Aukcje OZE rozpoczęły się 13 listopada i potrwają do 22 listopada. W siedmiu aukcjach łącznie zakupionych zostanie ok. 88 TWh energii o wartości ok. 40,8 mld zł.
Jako pierwsze – 13 i 14 listopada – zaplanowano aukcje dla instalacji wykorzystujących biogaz składowiskowy, biogaz z oczyszczalni ścieków oraz inny biogaz, a także dla specjalnych instalacji spalania biomasy, układów hybrydowych i instalacji termicznego przekształcania odpadów. W kolejnej aukcji – 15 listopada – będą mogły wziąć udział instalacje wykorzystujące biogaz rolniczy, w tym w wysokosprawnej kogeneracji, o mocy większej niż 1 MW. Na 16 i 17 listopada zaplanowano aukcje dla źródeł wodnych, wykorzystujących biopłyny i geotermię, w koszykach dla mocy zarówno poniżej, jak i powyżej 1 MW. Z kolei 21 i 22 listopada odbędą się najistotniejsze aukcje, dla fotowoltaiki i farm wiatrowych na lądzie w dwóch koszykach: dla instalacji o mocy poniżej i powyżej 1 MW.

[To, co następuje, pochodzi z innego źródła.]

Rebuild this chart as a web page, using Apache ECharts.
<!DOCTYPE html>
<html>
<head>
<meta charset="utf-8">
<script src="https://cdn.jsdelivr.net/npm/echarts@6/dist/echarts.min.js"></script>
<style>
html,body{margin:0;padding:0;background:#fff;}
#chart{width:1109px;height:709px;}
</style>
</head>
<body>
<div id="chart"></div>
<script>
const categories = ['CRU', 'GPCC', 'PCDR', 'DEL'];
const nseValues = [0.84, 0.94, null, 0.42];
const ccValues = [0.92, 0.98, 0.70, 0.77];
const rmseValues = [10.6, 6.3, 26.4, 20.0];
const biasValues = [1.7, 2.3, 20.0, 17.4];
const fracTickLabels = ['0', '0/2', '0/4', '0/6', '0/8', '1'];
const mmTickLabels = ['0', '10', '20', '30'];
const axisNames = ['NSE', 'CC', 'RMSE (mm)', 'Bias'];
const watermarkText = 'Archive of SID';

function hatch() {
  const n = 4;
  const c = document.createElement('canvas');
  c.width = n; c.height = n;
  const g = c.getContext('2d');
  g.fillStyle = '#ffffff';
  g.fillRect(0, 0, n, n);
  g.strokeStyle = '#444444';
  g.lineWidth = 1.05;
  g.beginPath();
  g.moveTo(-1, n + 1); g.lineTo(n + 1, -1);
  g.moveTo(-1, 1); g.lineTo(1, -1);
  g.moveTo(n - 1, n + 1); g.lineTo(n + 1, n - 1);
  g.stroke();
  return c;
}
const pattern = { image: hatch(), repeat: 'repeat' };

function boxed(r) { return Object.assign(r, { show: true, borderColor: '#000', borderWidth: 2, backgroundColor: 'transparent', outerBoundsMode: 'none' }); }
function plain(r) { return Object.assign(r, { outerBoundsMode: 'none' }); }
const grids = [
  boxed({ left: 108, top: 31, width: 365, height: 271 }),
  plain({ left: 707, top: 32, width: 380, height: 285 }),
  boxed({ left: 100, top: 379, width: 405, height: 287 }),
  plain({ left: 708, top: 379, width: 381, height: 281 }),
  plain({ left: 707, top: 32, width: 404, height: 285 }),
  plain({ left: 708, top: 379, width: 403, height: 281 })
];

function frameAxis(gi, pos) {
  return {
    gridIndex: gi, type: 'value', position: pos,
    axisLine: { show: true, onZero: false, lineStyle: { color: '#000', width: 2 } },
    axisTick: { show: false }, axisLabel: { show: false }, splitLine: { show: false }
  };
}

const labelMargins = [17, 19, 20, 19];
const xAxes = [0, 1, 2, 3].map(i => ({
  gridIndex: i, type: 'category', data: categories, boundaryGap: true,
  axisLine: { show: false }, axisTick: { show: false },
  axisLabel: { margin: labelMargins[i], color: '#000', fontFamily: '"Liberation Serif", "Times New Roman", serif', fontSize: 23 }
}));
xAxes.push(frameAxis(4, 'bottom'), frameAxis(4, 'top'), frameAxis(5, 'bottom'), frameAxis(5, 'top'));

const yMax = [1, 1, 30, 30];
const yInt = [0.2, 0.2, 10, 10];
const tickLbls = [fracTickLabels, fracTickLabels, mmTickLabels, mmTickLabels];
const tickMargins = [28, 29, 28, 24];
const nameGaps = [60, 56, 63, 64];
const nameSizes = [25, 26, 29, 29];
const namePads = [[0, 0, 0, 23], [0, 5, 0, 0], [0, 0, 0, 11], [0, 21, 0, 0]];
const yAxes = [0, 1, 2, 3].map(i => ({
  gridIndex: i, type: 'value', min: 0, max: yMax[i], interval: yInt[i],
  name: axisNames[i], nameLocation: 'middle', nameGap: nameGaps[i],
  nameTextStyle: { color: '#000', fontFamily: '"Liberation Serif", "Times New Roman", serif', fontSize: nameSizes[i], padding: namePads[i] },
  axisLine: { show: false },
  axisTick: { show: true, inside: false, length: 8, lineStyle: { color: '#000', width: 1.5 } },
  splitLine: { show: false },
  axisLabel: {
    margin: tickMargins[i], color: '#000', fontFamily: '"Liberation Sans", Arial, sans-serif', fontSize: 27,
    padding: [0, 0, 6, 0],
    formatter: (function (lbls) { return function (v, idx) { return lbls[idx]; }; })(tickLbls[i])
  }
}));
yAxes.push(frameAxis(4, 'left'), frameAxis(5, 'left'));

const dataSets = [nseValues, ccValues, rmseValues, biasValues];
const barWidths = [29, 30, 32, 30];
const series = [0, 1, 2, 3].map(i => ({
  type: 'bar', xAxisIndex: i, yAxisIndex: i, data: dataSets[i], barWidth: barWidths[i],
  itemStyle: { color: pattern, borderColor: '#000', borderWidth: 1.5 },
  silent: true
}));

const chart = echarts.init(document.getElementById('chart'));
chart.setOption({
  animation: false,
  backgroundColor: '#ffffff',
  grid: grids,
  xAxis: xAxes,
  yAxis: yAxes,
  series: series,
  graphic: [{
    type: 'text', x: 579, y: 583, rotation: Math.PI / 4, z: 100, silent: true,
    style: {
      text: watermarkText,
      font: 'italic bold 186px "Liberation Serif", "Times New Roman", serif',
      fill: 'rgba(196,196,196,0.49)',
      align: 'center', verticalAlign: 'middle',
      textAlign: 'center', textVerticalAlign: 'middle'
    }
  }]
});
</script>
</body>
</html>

W opinii Bartłomieja Kielasińskiego z kancelarii prawnej Banasik Woźniak i Wspólnicy, atrakcyjność aukcyjnego systemu wsparcia OZE słabnie, a przewidziane przez URE dostępne wolumeny energii prawdopodobnie w tegorocznych aukcjach nie zostaną w pełni wykorzystane. – System aukcyjny nie jest już tak atrakcyjny i spółki powoli odchodzą od niego. Wynika to z różnicy cenowej między wciąż wysoką ceną rynkową a ceną referencyjną. Co prawda resort klimatu i środowiska koryguje tę cenę w górę, ale nadal nie jest ona tak atrakcyjna jak na rynku – mówi. Wskazuje jednak, że system aukcyjny bywa dla wielu projektów nadal bezpieczną opcją, zwłaszcza jeśli są one finansowane z kredytu. – Banki przychylnie patrzą na projekty, które mają zagwarantowane zbycie energii po stałej cenie, ale i tu rośnie konkurencja w postaci długoterminowych umów kupna-sprzedaży (PPA). Te zyskują coraz większą popularność – dodaje Kielasiński.
Sprzedawcy energii nadal zamierzają z mechanizmu korzystać. – System aukcyjny stanowi wartościowe źródło gwarancji finansowej dla potencjalnego inwestora, zainteresowanego budową instalacji OZE. Jego główną zaletą jest przewidywalna wysokość wsparcia ze środków publicznych, która ułatwi pozyskanie finansowania dłużnego, np. z banku – mówi nam rzecznik Energi Krzysztof Kopeć. Zdaniem Energi pomocne dla wzmocnienia tego systemu byłoby wprowadzenie długoterminowego planu przeprowadzanych aukcji (np. w perspektywie dziesięciu lat), co zwiększyłoby przewidywalność wsparcia w dłuższej perspektywie.
Zdaniem Energi w tegorocznych aukcjach nadal będzie dominować fotowoltaika, a wpływ liberalizacji „ustawy odległościowej” w sektorze energetyki wiatrowej może być dostrzegalny w 2024 r., kiedy powinny pojawić się pierwsze projekty będące efektem łagodzenia tzw. zasady 10H.